- _Directive_
Everything from the first line of the data through the line with "L470,340 L492,332 L492,338" is to be echoed exactly, minus the pictures.

- _Supplied material_
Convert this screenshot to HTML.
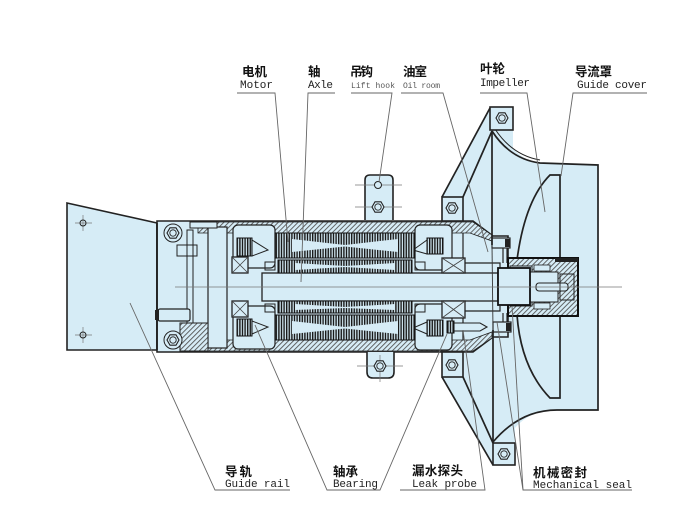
<!DOCTYPE html>
<html><head><meta charset="utf-8"><style>
html,body{margin:0;padding:0;background:#fff;width:685px;height:505px;overflow:hidden}
svg{display:block}
.cn{font-family:"Liberation Sans","Noto Sans CJK SC",sans-serif;font-size:12.5px;font-weight:bold;fill:#111}
.en{font-family:"Liberation Mono",monospace;font-size:11px;fill:#222}
.ens{font-family:"Liberation Mono",monospace;font-size:8px;fill:#555}
</style></head><body>
<svg width="685" height="505" viewBox="0 0 685 505" xmlns="http://www.w3.org/2000/svg">
<defs>
<pattern id="h" width="3.5" height="3.5" patternUnits="userSpaceOnUse" patternTransform="rotate(45)">
<rect width="3.5" height="3.5" fill="#d6ecf6"/>
<rect width="0.9" height="3.5" fill="#555"/>
</pattern>
<pattern id="s" width="2.6" height="10" patternUnits="userSpaceOnUse">
<rect width="2.6" height="10" fill="#d0e6f0"/>
<rect width="1.4" height="10" fill="#1a1a1a"/>
</pattern>
</defs>

<!-- guide rail plate -->
<polygon points="67,203 157,223 157,350 67,350" fill="#d6ecf6" stroke="#222" stroke-width="1.6"/>
<g stroke="#777" stroke-width="0.7">
<line x1="75" y1="223" x2="92" y2="223"/><line x1="83" y1="215" x2="83" y2="231"/>
<line x1="75" y1="335" x2="92" y2="335"/><line x1="83" y1="327" x2="83" y2="343"/>
</g>
<circle cx="83" cy="223" r="3" fill="none" stroke="#222"/>
<circle cx="83" cy="335" r="3" fill="none" stroke="#222"/>

<!-- bracket / guide cover fill -->
<path d="M490,107 L513,107 L513,148 Q522,160 540,163 L598,165 L598,410 L557,410 Q530,410 515,428 L515,465 L493,465 L442,377 L442,352 L470,352 L470,221 L442,221 L442,197 Z" fill="#d6ecf6"/>

<!-- housing -->
<path d="M157,221 L473,221 L493,236 L508,236 L508,337 L493,337 L473,352 L157,352 Z" fill="#d6ecf6" stroke="#222" stroke-width="1.6"/>
<path d="M198,222 L473,222 L492,235 L492,241 L470,233 L198,233 Z" fill="url(#h)" stroke="#222" stroke-width="0.8"/>
<path d="M198,340 L470,340 L492,332 L492,338 L473,351 L198,351 Z" fill="url(#h)" stroke="#222" stroke-width="0.8"/>

<!-- left end details -->
<rect x="208" y="227" width="19" height="121" fill="#d6ecf6" stroke="#222" stroke-width="1.2"/>
<rect x="187" y="230" width="6" height="95" fill="none" stroke="#222" stroke-width="1"/>
<rect x="180" y="323" width="28" height="28" fill="url(#h)" stroke="#222" stroke-width="1"/>
<rect x="190" y="222" width="27" height="6" fill="#d6ecf6" stroke="#222" stroke-width="1"/>
<rect x="177" y="245" width="20" height="11" fill="none" stroke="#222" stroke-width="1"/>
<rect x="158" y="309" width="32" height="12" rx="2" fill="#d6ecf6" stroke="#222" stroke-width="1.2"/>
<rect x="155" y="310" width="4" height="10" fill="#222"/>
<line x1="157" y1="223" x2="157" y2="350" stroke="#222" stroke-width="1.8"/>
<circle cx="173" cy="233" r="9" fill="#d6ecf6" stroke="#222" stroke-width="1"/>
<circle cx="173" cy="340" r="9" fill="#d6ecf6" stroke="#222" stroke-width="1"/>

<!-- end bells -->
<rect x="233" y="225" width="42" height="43" rx="5" fill="#d6ecf6" stroke="#222" stroke-width="1.2"/>
<rect x="233" y="306" width="42" height="43" rx="5" fill="#d6ecf6" stroke="#222" stroke-width="1.2"/>
<rect x="415" y="225" width="37" height="45" rx="5" fill="#d6ecf6" stroke="#222" stroke-width="1.2"/>
<rect x="415" y="304" width="37" height="46" rx="5" fill="#d6ecf6" stroke="#222" stroke-width="1.2"/>
<rect x="237" y="238" width="15" height="18" fill="url(#s)" stroke="#111"/>
<rect x="237" y="319" width="15" height="17" fill="url(#s)" stroke="#111"/>
<rect x="427" y="238" width="16" height="16" fill="url(#s)" stroke="#111"/>
<rect x="427" y="320" width="16" height="16" fill="url(#s)" stroke="#111"/>
<g fill="none" stroke="#222" stroke-width="1">
<path d="M265,262 h10 v8 h-10 z"/><path d="M265,304 h10 v8 h-10 z"/>
<path d="M415,262 h10 v8 h-10 z"/><path d="M415,304 h10 v8 h-10 z"/>
<path d="M252,240 L268,250 L252,256"/><path d="M252,321 L268,327 L252,334"/>
<path d="M427,240 L413,250 L427,254"/><path d="M427,322 L413,328 L427,334"/>
</g>

<!-- shaft -->
<rect x="262" y="273" width="236" height="28" fill="#d6ecf6" stroke="#222" stroke-width="1.3"/>

<!-- stator / rotor -->
<rect x="275" y="233" width="140" height="25" fill="url(#s)" stroke="#111" stroke-width="1"/>
<rect x="278" y="260" width="134" height="13" fill="url(#s)" stroke="#111" stroke-width="1"/>
<rect x="278" y="301" width="134" height="12" fill="url(#s)" stroke="#111" stroke-width="1"/>
<rect x="275" y="315" width="140" height="25" fill="url(#s)" stroke="#111" stroke-width="1"/>
<g fill="#d6ecf6">
<polygon points="292,239 345,245 398,239 398,252 345,246.5 292,252"/>
<polygon points="295,263 345,266 395,263 395,270 345,267 295,270"/>
<polygon points="295,304 345,307 395,304 395,310 345,308 295,310"/>
<polygon points="292,321 345,327 398,321 398,334 345,328.5 292,334"/>
</g>

<!-- bearings -->
<g fill="#d6ecf6" stroke="#222" stroke-width="1.3">
<rect x="232" y="257" width="16" height="16"/><rect x="232" y="301" width="16" height="16"/>
<rect x="442" y="258" width="23" height="15"/><rect x="442" y="301" width="23" height="17"/>
</g>
<g stroke="#444" stroke-width="0.8">
<path d="M232,257 L248,273 M248,257 L232,273 M232,301 L248,317 M248,301 L232,317"/>
<path d="M442,258 L465,273 M465,258 L442,273 M442,301 L465,318 M465,301 L442,318"/>
</g>

<!-- oil chamber details -->
<g fill="none" stroke="#222" stroke-width="1.2">
<path d="M463,233 L463,258"/><path d="M465,263 L500,263 L500,268"/>
<path d="M463,318 L463,340"/><path d="M465,311 L500,311 L500,306"/>
<path d="M503,248 L503,263 M507,248 L507,263"/>
<path d="M503,313 L503,324 M507,313 L507,324"/>
</g>
<rect x="492" y="238" width="18" height="10" fill="#d6ecf6" stroke="#222" stroke-width="1.2"/>
<rect x="505" y="239" width="5" height="8" fill="#222"/>
<polygon points="453,323 480,323 487,327 480,331 453,331" fill="#d6ecf6" stroke="#222" stroke-width="1.1"/>
<rect x="447" y="321" width="7" height="12" fill="url(#s)" stroke="#111"/>
<rect x="493" y="322" width="18" height="10" fill="#d6ecf6" stroke="#222" stroke-width="1.2"/>
<rect x="506" y="323" width="5" height="8" fill="#222"/>

<!-- guide cover & brackets lines (behind hub) -->
<g fill="none" stroke="#222" stroke-width="1.7">
<path d="M490,108 L442,197"/><path d="M463,197 L492,131"/>
<path d="M442,377 L493,465"/><path d="M463,377 L493,443"/>
<path d="M492,131 L492,245"/><path d="M493,330 L493,443"/>
<path d="M492,131 Q510,159 540,163 L598,165 L598,410 L557,410 Q520,410 493,442"/>
<path d="M495,129 Q512,155 540,160" stroke-width="1"/>
<path d="M560,260 L560,175 L550,175 Q525,200 517,260"/>
<path d="M517,315 Q521,368 550,398 L560,398 L560,313"/>
</g>
<line x1="492" y1="245" x2="493" y2="330" stroke="#333" stroke-width="0.9"/>

<!-- mechanical seal housing -->
<rect x="508" y="258" width="70" height="58" fill="url(#h)" stroke="#111" stroke-width="2"/>
<rect x="510" y="266" width="22" height="40" fill="#d6ecf6" stroke="#222" stroke-width="1"/>
<rect x="530" y="272" width="28" height="30" fill="#d6ecf6" stroke="#222" stroke-width="1"/>
<rect x="534" y="265" width="16" height="6" fill="#d6ecf6" stroke="#222" stroke-width="0.8"/>
<rect x="534" y="303" width="16" height="6" fill="#d6ecf6" stroke="#222" stroke-width="0.8"/>
<rect x="536" y="283" width="32" height="8" rx="3" fill="#d6ecf6" stroke="#222" stroke-width="1.1"/>
<rect x="560" y="274" width="14" height="26" fill="none" stroke="#222" stroke-width="1"/>
<rect x="555" y="258" width="23" height="4" fill="#222"/>
<rect x="498" y="268" width="32" height="37" fill="#d6ecf6" stroke="#111" stroke-width="1.8"/>

<!-- centerline -->
<line x1="175" y1="287" x2="622" y2="287" stroke="#777" stroke-width="0.7"/>

<g fill="#d6ecf6" stroke="#222" stroke-width="1.6">
<rect x="490" y="107" width="23" height="23"/>
<rect x="442" y="197" width="21" height="24"/>
<rect x="442" y="352" width="21" height="25"/>
<rect x="493" y="443" width="22" height="22"/>
<path d="M365,220 L365,180 Q365,175 370,175 L388,175 Q393,175 393,180 L393,220"/>
<path d="M367,352 L367,372 Q367,378 373,378 L388,378 Q394,378 394,372 L394,352"/>
</g>
<g stroke="#777" stroke-width="0.7">
<line x1="355" y1="185" x2="402" y2="185"/><line x1="355" y1="207" x2="402" y2="207"/>
<line x1="357" y1="366" x2="403" y2="366"/><line x1="380" y1="355" x2="380" y2="382"/>
</g>
<circle cx="378" cy="185" r="3.5" fill="#d6ecf6" stroke="#222"/>

<!-- nuts -->
<g fill="#d6ecf6" stroke="#222" stroke-width="1.1">
<polygon points="179,233 176,238.2 170,238.2 167,233 170,227.8 176,227.8"/>
<polygon points="179,340 176,345.2 170,345.2 167,340 170,334.8 176,334.8"/>
<polygon points="384,207 381,212.2 375,212.2 372,207 375,201.8 381,201.8"/>
<polygon points="386,366 383,371.2 377,371.2 374,366 377,360.8 383,360.8"/>
<polygon points="458,208 455,213.2 449,213.2 446,208 449,202.8 455,202.8"/>
<polygon points="508,118 505,123.2 499,123.2 496,118 499,112.8 505,112.8"/>
<polygon points="458,365 455,370.2 449,370.2 446,365 449,359.8 455,359.8"/>
<polygon points="510,454 507,459.2 501,459.2 498,454 501,448.8 507,448.8"/>
</g>
<g fill="none" stroke="#222" stroke-width="0.9">
<circle cx="173" cy="233" r="3.2"/><circle cx="173" cy="340" r="3.2"/>
<circle cx="378" cy="207" r="3.2"/><circle cx="380" cy="366" r="3.2"/>
<circle cx="452" cy="208" r="3.2"/><circle cx="502" cy="118" r="3.2"/>
<circle cx="452" cy="365" r="3.2"/><circle cx="504" cy="454" r="3.2"/>
</g>

<!-- leader lines -->
<g stroke="#666" stroke-width="0.9" fill="none">
<polyline points="237,93 275,93 288,242"/>
<polyline points="335,93 308,93 301,282"/>
<polyline points="351,93 392,93 379,182"/>
<polyline points="401,93 443,93 488,252"/>
<polyline points="480,93 527,93 545,212"/>
<polyline points="647,93 573,93 561,176"/>
<polyline points="290,490 215,490 130,303"/>
<polyline points="255,325 327,490 380,490 447,334"/>
<polyline points="400,490 485,490 463,330"/>
<polyline points="632,490 523,490 497,322"/>
<line x1="523" y1="490" x2="512" y2="306"/>
</g>

<!-- labels -->
<text class="cn" x="242" y="76" textLength="25">电机</text>
<text class="en" x="240" y="88" textLength="33">Motor</text>
<text class="cn" x="308" y="76">轴</text>
<text class="en" x="308" y="88" textLength="25">Axle</text>
<text class="cn" x="350" y="76" textLength="23">吊钩</text>
<text class="ens" x="351" y="88" textLength="44">Lift hook</text>
<text class="cn" x="403" y="76" textLength="24">油室</text>
<text class="ens" x="403" y="88" textLength="37">Oil room</text>
<text class="cn" x="480" y="73" textLength="25">叶轮</text>
<text class="en" x="480" y="86" textLength="50">Impeller</text>
<text class="cn" x="575" y="76" textLength="37">导流罩</text>
<text class="en" x="577" y="88" textLength="70">Guide cover</text>
<text class="cn" x="225" y="476" textLength="27">导轨</text>
<text class="en" x="225" y="487" textLength="65">Guide rail</text>
<text class="cn" x="333" y="476" textLength="25">轴承</text>
<text class="en" x="333" y="487" textLength="45">Bearing</text>
<text class="cn" x="412" y="475" textLength="51">漏水探头</text>
<text class="en" x="412" y="487" textLength="65">Leak probe</text>
<text class="cn" x="533" y="477" textLength="54">机械密封</text>
<text class="en" x="533" y="488" textLength="99">Mechanical seal</text>
</svg>
</body></html>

- _Exercise output_
Convert this screenshot to HTML.
<!DOCTYPE html>
<html><head><meta charset="utf-8"><style>
html,body{margin:0;padding:0;background:#fff;width:685px;height:505px;overflow:hidden}
svg{display:block}
.cn{font-family:"Liberation Sans","Noto Sans CJK SC",sans-serif;font-size:12.5px;font-weight:bold;fill:#111}
.en{font-family:"Liberation Mono",monospace;font-size:11px;fill:#222}
.ens{font-family:"Liberation Mono",monospace;font-size:8px;fill:#555}
</style></head><body>
<svg width="685" height="505" viewBox="0 0 685 505" xmlns="http://www.w3.org/2000/svg">
<defs>
<pattern id="h" width="3.5" height="3.5" patternUnits="userSpaceOnUse" patternTransform="rotate(45)">
<rect width="3.5" height="3.5" fill="#d6ecf6"/>
<rect width="0.9" height="3.5" fill="#555"/>
</pattern>
<pattern id="s" width="2.6" height="10" patternUnits="userSpaceOnUse">
<rect width="2.6" height="10" fill="#d0e6f0"/>
<rect width="1.4" height="10" fill="#1a1a1a"/>
</pattern>
</defs>

<!-- guide rail plate -->
<polygon points="67,203 157,223 157,350 67,350" fill="#d6ecf6" stroke="#222" stroke-width="1.6"/>
<g stroke="#777" stroke-width="0.7">
<line x1="75" y1="223" x2="92" y2="223"/><line x1="83" y1="215" x2="83" y2="231"/>
<line x1="75" y1="335" x2="92" y2="335"/><line x1="83" y1="327" x2="83" y2="343"/>
</g>
<circle cx="83" cy="223" r="3" fill="none" stroke="#222"/>
<circle cx="83" cy="335" r="3" fill="none" stroke="#222"/>

<!-- bracket / guide cover fill -->
<path d="M490,107 L513,107 L513,148 Q522,160 540,163 L598,165 L598,410 L557,410 Q530,410 515,428 L515,465 L493,465 L442,377 L442,352 L470,352 L470,221 L442,221 L442,197 Z" fill="#d6ecf6"/>

<!-- housing -->
<path d="M157,221 L473,221 L493,236 L508,236 L508,337 L493,337 L473,352 L157,352 Z" fill="#d6ecf6" stroke="#222" stroke-width="1.6"/>
<path d="M198,222 L473,222 L492,235 L492,241 L470,233 L198,233 Z" fill="url(#h)" stroke="#222" stroke-width="0.8"/>
<path d="M198,340 L470,340 L492,332 L492,338 L473,351 L198,351 Z" fill="url(#h)" stroke="#222" stroke-width="0.8"/>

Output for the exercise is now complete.